COPING WITH HARMATTAN IN THE YULETIDE SEASON
To say that the harmattan season is here again would be stating the obvious.
The nation is besieged with a different kind of weather towards the end of every year.
There is nothing unusual about it. If anything, the harmattan arrived a bit late this year, coming in early December instead of mid-November.
This is observable from the last rain of the year which occurred sometime last week, in most parts of Lagos. After the rain, came the much-dreaded season, and for others, the long expected break from the rain and the scotching heat of the sun.
Harmattan comes during the Yuletide season.
It comes with its own aura and many prefer it to the hot weather. This northeasterly wind blows from the Sahara towards the entire West Africa sub-region.. This begins from mid-November and attains a peak in mid-January but wanes by mid-February.

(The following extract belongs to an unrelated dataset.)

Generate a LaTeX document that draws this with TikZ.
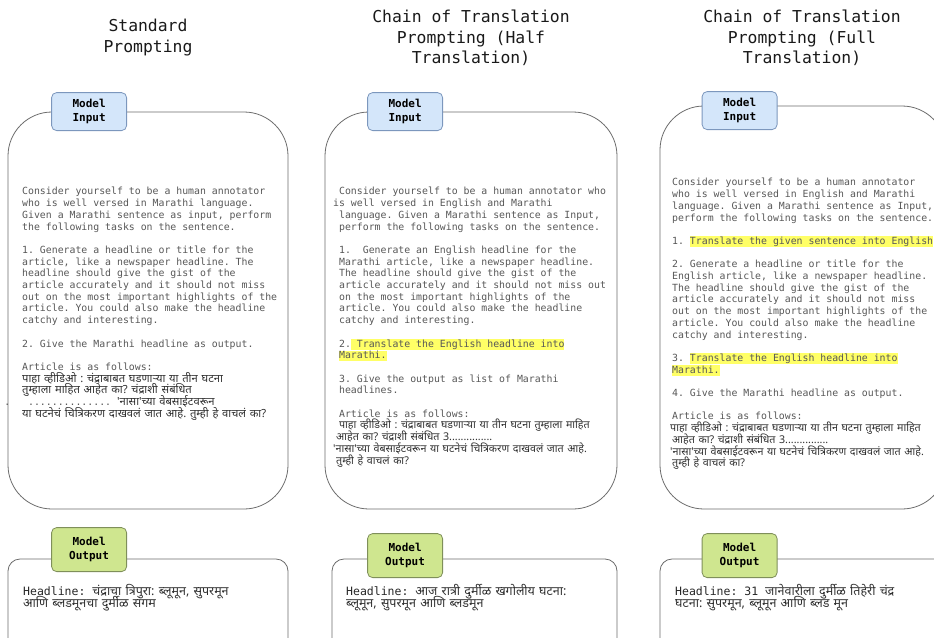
\documentclass[tikz,border=0pt]{standalone}
\usepackage{fontspec}
\setmonofont{DejaVu Sans Mono}
\newfontfamily\deva[Script=Devanagari,WordSpace=1.3]{Noto Sans}
\usetikzlibrary{positioning}

\definecolor{inblue}{HTML}{D4E6FA}
\definecolor{inblueline}{HTML}{7C97BD}
\definecolor{outgreen}{HTML}{CFE68F}
\definecolor{outgreenline}{HTML}{7F8F5A}
\definecolor{frameline}{HTML}{6B6B6B}
\definecolor{bodygray}{HTML}{575757}
\definecolor{devgray}{HTML}{303030}
\definecolor{hlyellow}{HTML}{FFFF66}

\newcommand{\hl}[1]{{\setlength{\fboxsep}{0pt}\colorbox{hlyellow}{\rule[-2.6pt]{0pt}{10.6pt}#1}}}
\newcommand{\mr}[1]{{\deva\fontsize{11.2}{11.7}\selectfont\color{devgray}#1}}
\newcommand{\mrs}[1]{{\deva\fontsize{10.7}{11.7}\selectfont\color{devgray}#1}}
\newcommand{\mrh}[1]{{\deva\fontsize{12.5}{12}\selectfont\color{devgray}#1}}
\newcommand{\ind}{\phantom{x}}
\newcommand{\firstline}{\spaceskip=0pt\xspaceskip=0pt\parindent=0pt\rule{0pt}{12pt}}

\begin{document}
\begin{tikzpicture}[x=1pt,y=-1pt,
    title/.style={font=\ttfamily\fontsize{16.4}{20.5}\selectfont, text=black!90, align=center},
    inframe/.style={draw=frameline, line width=0.8pt, rounded corners=44pt, inner sep=0pt},
    outframe/.style={draw=frameline, line width=0.8pt, rounded corners=12pt, inner sep=0pt},
    tag/.style={line width=0.8pt, rounded corners=5pt, minimum width=75pt, align=center, inner sep=0pt,
      font=\ttfamily\bfseries\fontsize{11}{14}\selectfont},
    intag/.style={tag, fill=inblue, draw=inblueline, minimum height=38pt},
    outtag/.style={tag, fill=outgreen, draw=outgreenline, minimum height=44pt},
    prompt/.style={anchor=north west, inner sep=0pt, text width=300pt, align=left, text=bodygray,
      font={\ttfamily\fontsize{9.85}{11.7}\selectfont\frenchspacing\lineskiplimit=-20pt}},
    answer/.style={anchor=north west, inner sep=0pt, text width=300pt, align=left, text=black!85,
      font={\ttfamily\fontsize{11.5}{12}\selectfont\frenchspacing\lineskiplimit=-20pt}}]
  \useasboundingbox (0,0) rectangle (934,637);

  \node[title] (title1) at (148,37.5) {Standard\\Prompting};
  \node[title] (title2) at (471,38) {Chain of Translation\\Prompting (Half\\Translation)};
  \node[title] (title3) at (802,38) {Chain of Translation\\Prompting (Full\\Translation)};

  \node[inframe, minimum width=280pt, minimum height=397pt] (inframe1) at (148,310.5) {};
  \node[inframe, minimum width=292pt, minimum height=397pt] (inframe2) at (471,310.5) {};
  \node[inframe, minimum width=286pt, minimum height=403pt] (inframe3) at (803,307.5) {};
  \node[outframe, minimum width=280pt, minimum height=100pt] (outframe1) at (148,609) {};
  \node[outframe, minimum width=285pt, minimum height=100pt] (outframe2) at (474.5,609) {};
  \node[outframe, minimum width=290pt, minimum height=100pt] (outframe3) at (805,609) {};

  \node[intag] (intag1) at ([xshift=81.5pt]inframe1.north west) {Model\\Input};
  \node[intag] (intag2) at ([xshift=80.5pt]inframe2.north west) {Model\\Input};
  \node[intag] (intag3) at ([xshift=80pt,yshift=-5pt]inframe3.north west) {Model\\Input};
  \node[outtag] (outtag1) at ([xshift=81.5pt,yshift=9pt]outframe1.north west) {Model\\Output};
  \node[outtag] (outtag2) at ([xshift=73.5pt,yshift=3pt]outframe2.north west) {Model\\Output};
  \node[outtag] (outtag3) at ([xshift=80pt,yshift=3pt]outframe3.north west) {Model\\Output};

  \node[prompt] (intext1) at (22,182.7) {\firstline Consider yourself to be a human annotator\\
    who is well versed in Marathi language.\\
    Given a Marathi sentence as input, perform\\
    the following tasks on the sentence.\\[11.7pt]
    1. Generate a headline or title for the\\
    article, like a newspaper headline. The\\
    headline should give the gist of the\\
    article accurately and it should not miss\\
    out on the most important highlights of the\\
    article. You could also make the headline\\
    catchy and interesting.\\[11.7pt]
    2. Give the Marathi headline as output.\\[11.7pt]
    Article is as follows:\\
    \mr{पाहा व्हीडिओ : चंद्राबाबत घडणाऱ्या या तीन घटना}\\
    \mr{तुम्हाला माहित आहेत का? चंद्राशी संबंधित}\\
    \leavevmode\llap{.\ \ }\ ..............\ \mr{'नासा'च्या वेबसाईटवरून}\\
    \mr{या घटनेचं चित्रिकरण दाखवलं जात आहे. तुम्ही हे वाचलं का?}};

  \node[prompt] (intext2) at (333,182.7) {\firstline\ind Consider yourself to be a human annotator who\\
    is well versed in English and Marathi\\
    \ind language. Given a Marathi sentence as Input,\\
    \ind perform the following tasks on the sentence.\\[11.7pt]
    \ind 1.\ \ Generate an English headline for the\\
    \ind Marathi article, like a newspaper headline.\\
    \ind The headline should give the gist of the\\
    \ind article accurately and it should not miss out\\
    \ind on the most important highlights of the\\
    \ind article. You could also make the headline\\
    \ind catchy and interesting.\\[11.7pt]
    \ind 2.\hl{ Translate the English headline into}\\
    \ind\hl{Marathi.}\\[11.7pt]
    \ind 3. Give the output as list of Marathi\\
    \ind headlines.\\[11.7pt]
    \ind Article is as follows:\\
    \ind\mrs{पाहा व्हीडिओ : चंद्राबाबत घडणाऱ्या या तीन घटना तुम्हाला माहित}\\
    \hspace*{3pt}\mrs{आहेत का? चंद्राशी संबंधित 3...............}\\
    \mrs{'नासा'च्या वेबसाईटवरून या घटनेचं चित्रिकरण दाखवलं जात आहे.}\\
    \hspace*{3pt}\mrs{तुम्ही हे वाचलं का?}};

  \node[prompt] (intext3) at (672,173.7) {\firstline Consider yourself to be a human annotator\\
    who is well versed in English and Marathi\\
    language. Given a Marathi sentence as Input,\\
    perform the following tasks on the sentence.\\[11.7pt]
    1. \hl{Translate the given sentence into English}\\[11.7pt]
    2. Generate a headline or title for the\\
    English article, like a newspaper headline.\\
    The headline should give the gist of the\\
    article accurately and it should not miss\\
    out on the most important highlights of the\\
    article. You could also make the headline\\
    catchy and interesting.\\[11.7pt]
    3. \hl{Translate the English headline into}\\
    \hl{Marathi.}\\[11.7pt]
    4. Give the Marathi headline as output.\\[11.7pt]
    Article is as follows:\\
    \hspace*{-2pt}\mrs{पाहा व्हीडिओ : चंद्राबाबत घडणाऱ्या या तीन घटना तुम्हाला माहित}\\
    \mrs{आहेत का? चंद्राशी संबंधित 3...............}\\
    \hspace*{-2pt}\mrs{'नासा'च्या वेबसाईटवरून या घटनेचं चित्रिकरण दाखवलं जात आहे.}\\
    \mrs{तुम्ही हे वाचलं का?}};

  \node[answer] (outtext1) at (23,583.2) {\firstline Headline: \mrh{चंद्राचा त्रिपुरा: ब्लूमून, सुपरमून}\\
    \mrh{आणि ब्लडमूनचा दुर्मीळ संगम}};
  \node[answer] (outtext2) at (346,583.2) {\firstline Headline: \mrh{आज रात्री दुर्मीळ खगोलीय घटना:}\\
    \mrh{ब्लूमून, सुपरमून आणि ब्लडमून}};
  \node[answer] (outtext3) at (675,583.2) {\firstline Headline: 31 \mrh{जानेवारीला दुर्मीळ तिहेरी चंद्र}\\
    \mrh{घटना: सुपरमून, ब्लूमून आणि ब्लड मून}};
\end{tikzpicture}
\end{document}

Despite the dry wind which comes with the season, it is also characterized by an extremely cold weather – quite a contrast. For this reason, it is not unusual to find out that fans and air conditioners are used less during this season.
The weather impacts on the socio-economic life in the country.
It brings with it very dry winds that are capable of inflaming unintended ashes into raging fires that can effortlessly get out of control causing destruction of lives and property. Hence, fire outbreaks are one of the general risks during harmattan.
Humans and vegetation also feel the immediate impact of harmattan.
One common feature of the season is that it comes with a variety of health hazards. For instance, common cold and its symptoms such as catarrh, sneezing and coughing are very rampant during harmattan. As the throat gets sore; sneezing is frequent while sometimes the eyes become wet or ruddy. Asthma patients suffer mostly during this period due to dusty environment. The same goes for sickle cell disease patients whose crises are triggered frequently due to the cold.
But like a bittersweet pill, harmattan is not entirely a negative season; it has some positive sides.
For example, good agricultural activities and rich harvest. Fruit trees like mangoes, avocado, guava, among others bloom with flowers and fruiting.
Traditionally, farmers use this period to clear farms and get them ready for planting.
It is also advisable that people improve on their hygiene pattern during this period. In the course of patronizing hawkers, fruits, vegetables and other of such items must be thoroughly cleaned before eating to prevent food borne diseases. Similarly, medical practitioners advice an increased intake of fruits and vegetables containing vitamin C, water and other fluids.
Since every season comes with its own challenges, there should be no cause for alarm during harmattan, except that people don’t get prepared for it.
It is, therefore, the collective responsibility of everyone, to not only adapt to changing environment conditions, but to also adopt individual and joint strategies to confront all challenges associated with the harmattan season.